I've witnessed again and again how SRE delivers measurable improvements that mean faster and more dependable systems, much to the delight of users. Because of that, the industry ought to have rapidly adopted these methods. I expected a surge of performance/reliability improvements across online services. But adoption has been slow and many services continue to be a pain to use.
Example: When I tried to purchase baggage allowance for an upcoming flight, the website displayed an error message--then asked to copy the message and email it to their IT support. (This was just a few weeks ago, in 2022 D:).
I lived with this confusion until one day it hit me: SRE isn't just a grab-bag of practices, something you can turn into a checklist, but a different way of seeing computer systems.
The best way I can describe is through John Boyd's OODA loop concept:
When I first found out about OODA, I understood it as a series of steps you execute, and the faster you do it, the better results you can expect. But with time, my understanding shifted to how Venkatesh Rao describes it: "[a] mindfulness aid to keep your decision-making creatively and imaginatively aware and attuned to the environment (...)."
Only then did I understand what Boyd meant when he said that "Orientation" is the most important part of OODA--when you look at the diagram, notice how orientation influences every other part of the loop.

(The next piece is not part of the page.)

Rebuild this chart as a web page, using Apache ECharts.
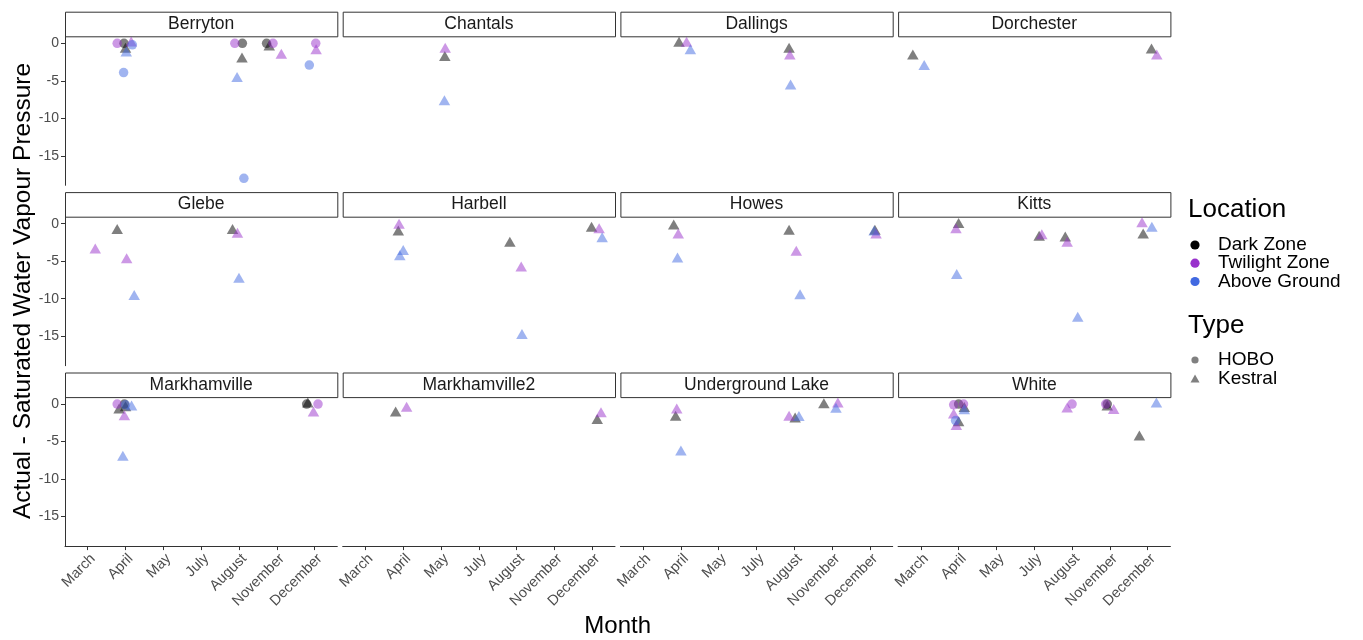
<!DOCTYPE html>
<html><head><meta charset="utf-8">
<script src="https://cdn.jsdelivr.net/npm/echarts@6/dist/echarts.min.js"></script>
<style>html,body{margin:0;padding:0;background:#fff}#c{width:1363px;height:640px}</style>
</head><body><div id="c"></div>
<script>
// ---------- data ----------
const months = ['March','April','May','July','August','November','December'];
const sites = ['Berryton','Chantals','Dallings','Dorchester','Glebe','Harbell','Howes','Kitts','Markhamville','Markhamville2','Underground Lake','White'];
const locations = ['Dark Zone','Twilight Zone','Above Ground'];
const locationColors = ['#000000','#9932CC','#4169E1'];
const types = ['HOBO','Kestral'];
const yTicks = [0,-5,-10,-15];

// [month, horizontal jitter (category units), value, location, type]
const berryton = [
  ['April',-0.22,0,'Twilight Zone','HOBO'],
  ['April',-0.04,0,'Dark Zone','HOBO'],
  ['April',0.18,-0.2,'Above Ground','HOBO'],
  ['April',0.15,0.03,'Twilight Zone','Kestral'],
  ['April',0.0,-0.8,'Dark Zone','Kestral'],
  ['April',0.02,-1.3,'Above Ground','Kestral'],
  ['April',-0.05,-3.9,'Above Ground','HOBO'],
  ['August',-0.11,0,'Twilight Zone','HOBO'],
  ['August',0.09,0,'Dark Zone','HOBO'],
  ['August',0.08,-2.1,'Dark Zone','Kestral'],
  ['August',-0.05,-4.7,'Above Ground','Kestral'],
  ['August',0.13,-18.0,'Above Ground','HOBO'],
  ['November',-0.27,0,'Dark Zone','HOBO'],
  ['November',-0.1,0,'Twilight Zone','HOBO'],
  ['November',-0.2,-0.5,'Dark Zone','Kestral'],
  ['November',0.12,-1.6,'Twilight Zone','Kestral'],
  ['December',0.03,0,'Twilight Zone','HOBO'],
  ['December',0.04,-1.0,'Twilight Zone','Kestral'],
  ['December',-0.14,-2.9,'Above Ground','HOBO']
];
const chantals = [
  ['May',0.11,-0.8,'Twilight Zone','Kestral'],
  ['May',0.1,-1.9,'Dark Zone','Kestral'],
  ['May',0.09,-7.8,'Above Ground','Kestral']
];
const dallings = [
  ['April',-0.05,0,'Dark Zone','Kestral'],
  ['April',0.15,0,'Twilight Zone','Kestral'],
  ['April',0.25,-1.0,'Above Ground','Kestral'],
  ['August',-0.14,-0.8,'Dark Zone','Kestral'],
  ['August',-0.12,-1.7,'Twilight Zone','Kestral'],
  ['August',-0.1,-5.7,'Above Ground','Kestral']
];
const dorchester = [
  ['March',-0.21,-1.7,'Dark Zone','Kestral'],
  ['March',0.09,-3.1,'Above Ground','Kestral'],
  ['December',0.1,-0.9,'Dark Zone','Kestral'],
  ['December',0.24,-1.7,'Twilight Zone','Kestral']
];
const glebe = [
  ['April',-0.22,-0.9,'Dark Zone','Kestral'],
  ['March',0.2,-3.5,'Twilight Zone','Kestral'],
  ['April',0.03,-4.8,'Twilight Zone','Kestral'],
  ['April',0.23,-9.7,'Above Ground','Kestral'],
  ['August',-0.17,-0.9,'Dark Zone','Kestral'],
  ['August',-0.04,-1.4,'Twilight Zone','Kestral'],
  ['August',0.0,-7.4,'Above Ground','Kestral']
];
const harbell = [
  ['April',-0.11,-0.2,'Twilight Zone','Kestral'],
  ['April',-0.13,-1.1,'Dark Zone','Kestral'],
  ['April',0.0,-3.7,'Above Ground','Kestral'],
  ['April',-0.09,-4.4,'Above Ground','Kestral'],
  ['August',-0.18,-2.6,'Dark Zone','Kestral'],
  ['August',0.12,-5.9,'Twilight Zone','Kestral'],
  ['August',0.14,-14.9,'Above Ground','Kestral'],
  ['December',-0.02,-0.6,'Dark Zone','Kestral'],
  ['December',0.18,-0.8,'Twilight Zone','Kestral'],
  ['December',0.26,-2.0,'Above Ground','Kestral']
];
const howes = [
  ['April',-0.19,-0.3,'Dark Zone','Kestral'],
  ['April',-0.07,-1.5,'Twilight Zone','Kestral'],
  ['April',-0.09,-4.7,'Above Ground','Kestral'],
  ['August',-0.14,-1.0,'Dark Zone','Kestral'],
  ['August',0.05,-3.8,'Twilight Zone','Kestral'],
  ['August',0.15,-9.6,'Above Ground','Kestral'],
  ['December',0.11,-1.1,'Above Ground','Kestral'],
  ['December',0.13,-1.0,'Dark Zone','Kestral'],
  ['December',0.16,-1.5,'Twilight Zone','Kestral']
];
const kitts = [
  ['April',0.0,-0.1,'Dark Zone','Kestral'],
  ['April',-0.07,-0.8,'Twilight Zone','Kestral'],
  ['April',-0.05,-6.9,'Above Ground','Kestral'],
  ['July',0.13,-1.8,'Dark Zone','Kestral'],
  ['July',0.2,-1.6,'Twilight Zone','Kestral'],
  ['August',-0.18,-1.9,'Dark Zone','Kestral'],
  ['August',-0.13,-2.6,'Twilight Zone','Kestral'],
  ['August',0.15,-12.6,'Above Ground','Kestral'],
  ['December',-0.15,0,'Twilight Zone','Kestral'],
  ['December',0.11,-0.6,'Above Ground','Kestral'],
  ['December',-0.12,-1.5,'Dark Zone','Kestral']
];
const markhamville = [
  ['April',-0.22,0,'Twilight Zone','HOBO'],
  ['April',-0.03,0,'Dark Zone','HOBO'],
  ['April',0.0,-0.1,'Above Ground','HOBO'],
  ['April',0.16,-0.4,'Above Ground','Kestral'],
  ['April',-0.17,-0.8,'Dark Zone','Kestral'],
  ['April',0.0,-0.5,'Dark Zone','Kestral'],
  ['April',-0.03,-1.7,'Twilight Zone','Kestral'],
  ['April',-0.07,-7.1,'Above Ground','Kestral'],
  ['December',-0.21,0,'Dark Zone','HOBO'],
  ['December',0.09,0,'Twilight Zone','HOBO'],
  ['December',-0.18,0,'Dark Zone','Kestral'],
  ['December',-0.03,-1.2,'Twilight Zone','Kestral']
];
const markhamville2 = [
  ['April',-0.2,-1.2,'Dark Zone','Kestral'],
  ['April',0.09,-0.55,'Twilight Zone','Kestral'],
  ['December',0.23,-1.3,'Twilight Zone','Kestral'],
  ['December',0.13,-2.2,'Dark Zone','Kestral']
];
const undergroundLake = [
  ['April',-0.11,-0.8,'Twilight Zone','Kestral'],
  ['April',-0.14,-1.75,'Dark Zone','Kestral'],
  ['April',0.0,-6.4,'Above Ground','Kestral'],
  ['August',-0.14,-1.75,'Twilight Zone','Kestral'],
  ['August',0.02,-2.0,'Dark Zone','Kestral'],
  ['August',0.12,-1.8,'Above Ground','Kestral'],
  ['November',-0.22,-0.1,'Dark Zone','Kestral'],
  ['November',0.15,0,'Twilight Zone','Kestral'],
  ['November',0.1,-0.7,'Above Ground','Kestral']
];
const white = [
  ['April',-0.13,-0.1,'Twilight Zone','HOBO'],
  ['April',0.0,0,'Dark Zone','HOBO'],
  ['April',0.13,0,'Twilight Zone','HOBO'],
  ['April',0.15,-0.6,'Dark Zone','Kestral'],
  ['April',0.15,-0.9,'Above Ground','Kestral'],
  ['April',-0.13,-1.45,'Twilight Zone','Kestral'],
  ['April',-0.08,-2.2,'Above Ground','HOBO'],
  ['April',0.0,-2.5,'Dark Zone','Kestral'],
  ['April',-0.06,-3.0,'Twilight Zone','Kestral'],
  ['August',0.0,0,'Twilight Zone','HOBO'],
  ['August',-0.13,-0.65,'Twilight Zone','Kestral'],
  ['November',-0.11,0,'Twilight Zone','HOBO'],
  ['November',-0.07,0,'Dark Zone','HOBO'],
  ['November',-0.07,-0.4,'Dark Zone','Kestral'],
  ['November',0.1,-0.85,'Twilight Zone','Kestral'],
  ['December',0.23,0,'Above Ground','Kestral'],
  ['December',-0.22,-4.4,'Dark Zone','Kestral']
];
const siteData = [berryton,chantals,dallings,dorchester,glebe,harbell,howes,kitts,markhamville,markhamville2,undergroundLake,white];

// ---------- layout ----------
const FONT = '"Liberation Sans", Arial, Helvetica, sans-serif';
const colLeft = [65, 342.7, 620.4, 898.1], panelW = 272.3;
const rowTop = [36.3, 216.7, 397.1], panelH = 149, stripH = 24.6;
const Y_MIN = -18.93, Y_MAX = 0.93;
const monthPos = months.map((m,i)=>i+1);

const grids = [], xAxes = [], yAxes = [], series = [], graphics = [];
sites.forEach((site, i) => {
  const r = Math.floor(i/4), c = i%4;
  const left = colLeft[c], top = rowTop[r];
  grids.push({left: left, top: top, width: panelW, height: panelH, containLabel: false});
  const bottomRow = r === 2, leftCol = c === 0;
  xAxes.push({
    type: 'value', gridIndex: i, min: 0.4, max: 7.6,
    splitLine: {show: false},
    axisLine: {show: bottomRow, onZero: false, lineStyle: {color: '#333', width: 1}},
    axisTick: {show: bottomRow, length: 4, lineStyle: {color: '#333'}, customValues: monthPos},
    axisLabel: {show: bottomRow, customValues: monthPos, rotate: 45, margin: 5,
      align: 'right', verticalAlign: 'top',
      fontFamily: FONT, fontSize: 14.5, color: '#4d4d4d',
      formatter: v => months[Math.round(v)-1] || ''}
  });
  yAxes.push({
    type: 'value', gridIndex: i, min: Y_MIN, max: Y_MAX,
    splitLine: {show: false},
    axisLine: {show: leftCol, lineStyle: {color: '#333', width: 1}},
    axisTick: {show: leftCol, length: 4, lineStyle: {color: '#333'}, customValues: yTicks},
    axisLabel: {show: leftCol, customValues: yTicks, margin: 6,
      fontFamily: FONT, fontSize: 14, color: '#4d4d4d'}
  });
  locations.forEach((loc, li) => {
    const pts = siteData[i].filter(d => d[3] === loc).map(d => {
      const isHobo = d[4] === types[0];
      return {
        value: [months.indexOf(d[0]) + 1 + d[1], d[2]],
        symbol: isHobo ? 'circle' : 'triangle',
        symbolSize: isHobo ? 9.5 : [11.5, 10],
        symbolOffset: isHobo ? [0,0] : [0,-1.5]
      };
    });
    series.push({
      type: 'scatter', name: loc, xAxisIndex: i, yAxisIndex: i,
      data: pts, itemStyle: {color: locationColors[li], opacity: 0.5},
      emphasis: {disabled: true}, silent: true
    });
  });
  // strip
  graphics.push({type: 'rect', left: left, top: top - stripH,
    shape: {x: 0, y: 0, width: panelW, height: stripH},
    style: {fill: '#fff', stroke: '#333', lineWidth: 1}});
  graphics.push({type: 'text', x: left + panelW/2, y: top - stripH/2,
    style: {text: site, font: '17.5px ' + FONT, fill: '#1a1a1a', align: 'center', verticalAlign: 'middle'}});
});

// axis titles
graphics.push({type: 'text', x: 23, y: 291, rotation: Math.PI/2,
  style: {text: 'Actual - Saturated Water Vapour Pressure', font: '24.5px ' + FONT, fill: '#000', align: 'center', verticalAlign: 'middle'}});
graphics.push({type: 'text', x: 617.7, y: 626,
  style: {text: 'Month', font: '24px ' + FONT, fill: '#000', align: 'center', verticalAlign: 'middle'}});

// legends
graphics.push({type: 'text', x: 1188, y: 210,
  style: {text: 'Location', font: '26px ' + FONT, fill: '#000', align: 'left', verticalAlign: 'middle'}});
const locY = [245, 263.2, 281.5];
locations.forEach((loc, li) => {
  graphics.push({type: 'circle', shape: {cx: 1195, cy: locY[li], r: 4.6}, style: {fill: locationColors[li]}});
  graphics.push({type: 'text', x: 1218, y: locY[li],
    style: {text: loc, font: '19px ' + FONT, fill: '#000', align: 'left', verticalAlign: 'middle'}});
});
graphics.push({type: 'text', x: 1188, y: 326,
  style: {text: 'Type', font: '26px ' + FONT, fill: '#000', align: 'left', verticalAlign: 'middle'}});
graphics.push({type: 'circle', shape: {cx: 1195, cy: 360, r: 3.6}, style: {fill: '#808080'}});
graphics.push({type: 'text', x: 1218, y: 360,
  style: {text: types[0], font: '19px ' + FONT, fill: '#000', align: 'left', verticalAlign: 'middle'}});
graphics.push({type: 'polygon', shape: {points: [[1190.5, 382.5], [1199.5, 382.5], [1195, 374.5]]}, style: {fill: '#808080'}});
graphics.push({type: 'text', x: 1218, y: 378.5,
  style: {text: types[1], font: '19px ' + FONT, fill: '#000', align: 'left', verticalAlign: 'middle'}});

const chart = echarts.init(document.getElementById('c'), null, {renderer: 'canvas'});
chart.setOption({
  animation: false,
  backgroundColor: '#ffffff',
  grid: grids, xAxis: xAxes, yAxis: yAxes, series: series,
  graphic: graphics
});
</script></body></html>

SRE is all about orientation. When an organization implements SRE--SLOs/SLAs, post-mortems, and all the other fun stuff--it begins to see and understand its software differently than before. It's as if it unlocked a new set of knobs for dialing in a desired level of quality. This makes deciding trade-offs between time, cost, and quality easier, leading to more optimal results.
But changing how someone orients, how they see the world, is hard. It's like explaining your culture to someone unfamiliar with it. At the beginning, all they can see are external things like weird food or funny clothing. But they don't get WHY the food and clothing is the way it is--they can't see all the implicit connections between environment, actions, etc.
Now, this isn't just an academic exercise. Thinking of SRE this way makes it easier to explain and guide its adoption for a couple of reasons.
First, it sets the right expectations. Because it's a new and unfamiliar way of seeing for most people, you can bet that getting SRE setup will take serious time and effort, so you can prepare both technically and emotionally.
Second, it clarifies your role as teacher and ambassador. Because you're not just building dashboards and automation, you're actually educating you peers about a new way of running software systems. So everything you do, every incident you tackle, every improvement you make serves as an example that helps others see things in a new light.
Third, it shifts your mindset to one of a gardener. Because what you're doing is tending to how an organization works, so you have to constantly judge and adjust what you're doing every single day. This stands in contrast to seeing SRE as merely a grab-bag of practices that can be distilled into a simple checklist. If you tried this approach with a garden, most of your plants would die.
Finally, consider the paradox in all this: SRE aims to make software systems more legible, yet it itself is so illegible. I guess that would explain why different organizations get such different results.